Así, desde el punto de vista territorial, el siglo XX fue el de la ordenación urbanística de las ciudades. Desde ellas apareció, bajo diversas formas, el sentimiento conservacionista. Me gusta situar el inicio en 1962, con la novela Silent Spring de Raquel Carson, en la que imaginaba una primavera en la que, a causa de los pesticidas persistente (DDT, lindano) no habría insectos que dañaran las cosechas, pero tampoco pájaros insectívoros que se alimentan de ellos y nos deleitan con sus cantos. Carson conocía el campo, sabía de lo que hablaba, y sabía conectar con el lector urbano, propenso a mezclar nostalgia, elementos con base científica y sentimiento de culpa.
El intenso crecimiento urbano dejó de lado otros aspectos de la ordenación territorial e impidió mirar más allá. Ciertamente, la calificación del suelo rústico como no urbanizable era un indicio del aire expectante que se daba a ese suelo, del que se sugería que no tenía otros usos más interesantes. Eso equivalía a decir que los usos agrícolas y forestales eran provisionales, hasta el momento de su recalificación urbana (que era la que generaba plusvalías).
En el siglo XXI las cosas ya no son así. El suelo rústico o no urbano tiene presiones distintas y efectos globales. No podemos obviar la influencia sobre el incremento de la superficie boscosa del abandono agrario de terrenos más o menos marginales. Y, con él, el aumento de fuegos y el secuestro de agua por evapotranspiración. No podemos obviar la competencia entre los usos agrarios tradicionales y la implantación de fuentes de energía renovable. Tampoco la puja por disponer de terrenos para asegurar la suficiencia alimentaria de las naciones.
Tampoco se puede obviar el decremento de disponibilidad de agua, debido al cambio climático que modifica los patrones de distribución de agua en la atmósfera, a la mayor evapotranspiración de la superficie boscosa, o al simple aumento de la temperatura.
Esos conflictos vienen condicionados por las presiones conservacionistas, en parte comprensibles y objetivables, pero también influidas por los mitos románticos antes aludidos.
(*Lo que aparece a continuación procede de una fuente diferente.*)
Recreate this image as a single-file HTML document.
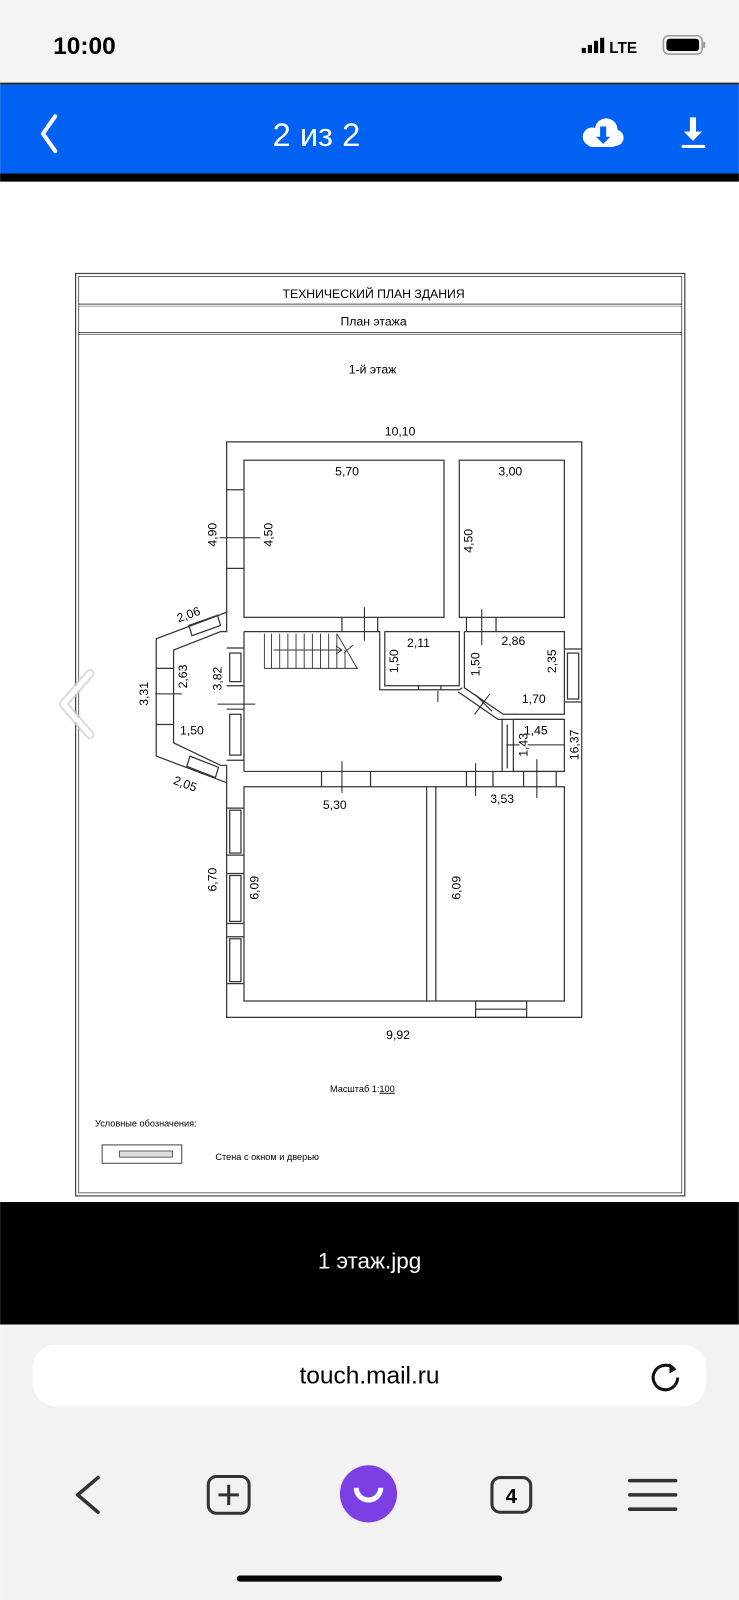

La falta histórica de comunicación entre las culturas urbana y rural tampoco ha ayudado a un enfoque realista.
También vienen condicionados por las trasferencias de renta al mundo agrario, que suponen un tercio del presupuesto de la Unión Europea y los distintos programas nacionales y autonómicos. Las transferencias existen, pero están mal repartidas y probablemente mal diseñadas.
Todo ello requiere un esfuerzo de conceptualización de la política territorial donde hasta el momento solo había política urbanística. Los usos agrarios, energéticos y conservacionistas compiten sin un marco de referencia. La ordenación territorial requiere definir usos y técnicas de reparcelación equitativas análogas a las urbanas, en el bien entendido que el contexto es distinto, pues algunas de las plusvalías no dependen estrictamente del valor de cambio del suelo sino de su valor de uso. Y de que algunos de los usos deben medir el beneficio social por encima del beneficio privado que pudieran tener.
En esas circunstancias deben considerarse los conceptos naturaleza y medio ambiente. La RAE nos dice que medio ambiente es el conjunto de circunstancias exteriores a un ser vivo, mientras que naturaleza es el medio físico en el que coexisten los seres vivos y los inertes al margen de la vida urbana. Así, el concepto naturaleza supone una elevación del ámbito clásico en el que se desenvuelve la administración ambiental.
Hay iniciativas en marcha que, antes de definir esa política territorial, pretenden la organización administrativa del poder y otorgar certificados de buena conducta en la materia. Me parece un peligro cuando lo que se observa es una permanente improvisación para afrontar los conflictos que surgen en ese territorio “natural”, que para la administración resulta tan extraño como el territorio apache.